Employees Must Wash Hands
The restrooms where I work got shiny new dispensers for the toilet paper, soap, and paper towels last week. Not exactly a major news story, but I couldn't help but notice that it didn't necessarily result in an improvement in the restroom experience. The soap is the foamy kind, which is fine; it's a little nicer than the gel-like substance it replaced, and lathers more easily. The paper towel dispenser requires a combination of pulling down on the towel and pushing in on a piece of plastic that sits behind the towel, which is pretty counterintuitive, and kind of dumb. The toilet paper is wider and thicker, but quite a bit coarser than what it replaced. So that's 1 for 3. Maybe I'd better stop wishing they'll do something about how the restroom smells.
[On closer inspection, I determined that the plastic push bar is there to help the towel along if pulling off one sheet does not bring the next sheet far enough out of the dispenser to be pulled. My bad. But it's still somewhat kludgy, so 1.5 out of 3.]

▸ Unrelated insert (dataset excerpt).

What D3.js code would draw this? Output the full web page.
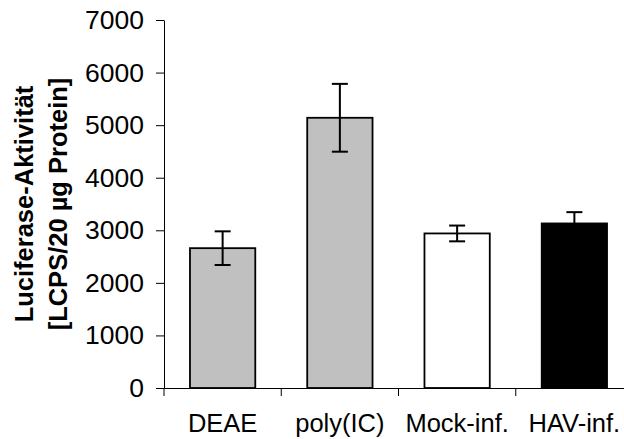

Also work-related, but with broader implications as well: just how lazy do you have to be to ride the elevator down one floor? I see this about once a week. Our office is on the sixth floor, which is the top of the building, so I feel somewhat justified in riding the elevator (although, since we publish health newsletters, we are always being guilted encouraged to use the stairs, and quite a few people do). But people persist in riding from five to four, or three to two. And these are not people with crutches or walkers or wheelchairs; these are able-bodied types, generally in their twenties, and since the rest of the building is a library, most of them are medical students. If anyone should be taking the stairs, it should be them, right? Setting the example?